Joe Root is “ready to captain England” according to Alastair Cook. While Cook maintained that his views on continuing as captain “have not changed” – he has long said that he will continue on a series by series basis and make a firm decision only after consulting the managing director of the England team, Andrew Strauss – he did hint he was asking himself “some questions” over his future.
“I think Joe Root is ready to captain England,” Cook said following England’s innings-and-36-run defeat in Mumbai which handed India the series. “He is ready because he is a clued-up guy and he has the respect of everyone in the changing room.
“You never know until you actually experience it and everything that comes with the England captaincy. You are thrown in at the deep end and you kind of sink or swim. Nothing can prepare you for it. He has not got much captaincy experience but that does not mean everything.”
While it is true that Root, the current vice-captain, has little captaincy experience – he has been captain for just four first-class games – that could equally be used as a reason to elevate him sooner rather than later.
England play two Test series in the English summer of 2017 – one against South Africa and one against West Indies – and, if there is any doubt over whether Cook will continue as captain until the Ashes at the end of the year, there is bound to be a temptation to provide Root with the maximum amount of experience possible and make the change before the South Africa series.
There is already much required of him, though. He is, arguably, England’s key batsman in all three formats and, in the next few weeks, he will become a father for the first time. With the demands of England schedule, it may be that Cook and Strauss are reluctant to overload him.
Either way, Cook has some time to reflect on his position.

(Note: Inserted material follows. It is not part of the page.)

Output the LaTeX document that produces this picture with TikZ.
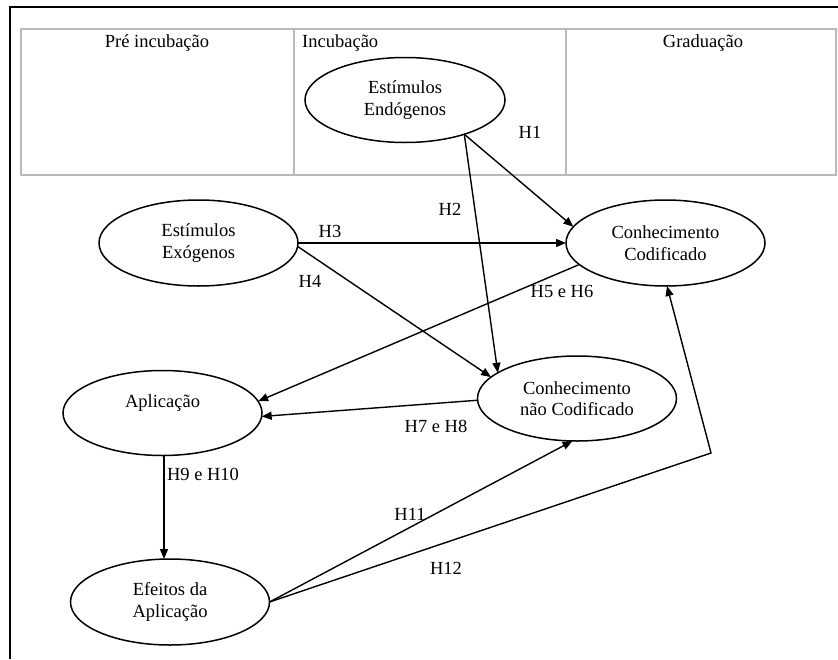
\documentclass[tikz,border=0pt]{standalone}
\usepackage{fontspec}
\setmainfont{Liberation Serif}
\usetikzlibrary{shapes.geometric,arrows.meta}
\begin{document}
\begin{tikzpicture}[x=1pt,y=-1pt,
  txt/.style={font=\fontsize{18.5}{21.5}\selectfont},
  oval/.style={draw,ellipse,line width=1.5pt,inner sep=0pt,outer sep=0pt,align=center,
    minimum width=199pt,minimum height=86pt,txt},
  lbl/.style={inner sep=0pt,txt},
  arr/.style={line width=1.4pt,-{Triangle[length=10pt,width=8pt]}},
  tabline/.style={draw=gray!55,line width=2pt},
  frame/.style={draw=black,line width=2pt}]
\useasboundingbox (0,0) rectangle (838,659);
% outer frame
\coordinate (fTL) at (10,7);
\coordinate (fTR) at (838,7);
\coordinate (fBL) at (10,659);
\draw[frame] (fBL) -- (fTL) -- (fTR);
% table
\coordinate (tTL) at (21,29);
\coordinate (tBR) at (836,175);
\draw[tabline] (tTL) rectangle (tBR);
\coordinate (d1t) at (294,29); \coordinate (d1b) at (294,175);
\coordinate (d2t) at (566,29); \coordinate (d2b) at (566,175);
\draw[tabline] (d1t) -- (d1b);
\draw[tabline] (d2t) -- (d2b);
\node[lbl] (hpre) at (157,43) {Pré incubação};
\node[lbl,anchor=west] (hinc) at (302,43) {Incubação};
\node[lbl] (hgrad) at (703,43) {Graduação};
% ellipses
\node[oval,minimum width=200pt,minimum height=85pt] (endo) at (405,100) {Estímulos\\Endógenos};
\node[oval] (exo) at (198.5,243) {Estímulos\\Exógenos};
\node[oval] (cod) at (665.5,243) {Conhecimento\\Codificado};
\node[oval,minimum height=85pt] (apl) at (162.5,413) {\raisebox{10pt}[\height][\depth]{Aplicação}};
\node[oval,minimum height=85pt] (nc) at (577,398.5) {Conhecimento\\não Codificado};
\node[oval] (efe) at (170,602) {Efeitos da\\Aplicação};
% connectors
\draw[arr] (endo.-30) -- (cod.170);
\draw[arr] (endo.-30) -- (nc.162);
\draw[arr] (exo.east) -- (cod.west);
\draw[arr] (exo.-2) -- (nc.166);
\draw[arr] (cod.194) -- (apl.7);
\draw[arr] (nc.181) -- (apl.-2);
\draw[arr] (apl.-88) -- (apl.-88 |- efe.north);
\draw[arr] (efe.east) -- (nc.-96);
\coordinate (bend) at (711,453);
\draw[arr] (efe.east) -- (bend) -- (cod.-88);
% labels
\node[lbl] (h1) at (530,132) {H1};
\node[lbl] (h2) at (450,209) {H2};
\node[lbl] (h3) at (330,231) {H3};
\node[lbl] (h4) at (310,281) {H4};
\node[lbl] (h56) at (562,291) {H5 e H6};
\node[lbl] (h78) at (436,426) {H7 e H8};
\node[lbl] (h910) at (203,474) {H9 e H10};
\node[lbl] (h11) at (410,514) {H11};
\node[lbl] (h12) at (446,568) {H12};
\end{tikzpicture}
\end{document}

As he is no longer a member of the England limited-overs teams, he has no international commitments until July after the Chennai Test finishes next week and while he has sounded increasingly jaded with some aspects of life on the road in recent weeks, he retains great pride in the leadership role.
“The comments I made at start of series have not changed,” Cook said. “It sticks true to end of this series. I will sit down with Straussy at the end of the year like we have made the pact to do to talk honestly and openly about stuff. My position has not changed and wouldn’t have done had we won this game or lost this game.
“Of course you have questions. Naturally you look at stuff. Clearly it is a hard place to tour, certainly with the balance of our squad in terms of where our strengths lie, the sub-continent is going to be a harder place to tour than somewhere like South Africa.
“But being captain of England is a huge honour, a huge privilege. You are at the forefront of the team and it comes onto your shoulders when you win or lose. In the heat of the battle you make those decisions. You go to bed at night and you have to live with making good or bad decisions. As a bloke to be asked to lead your country is a huge honour personally.”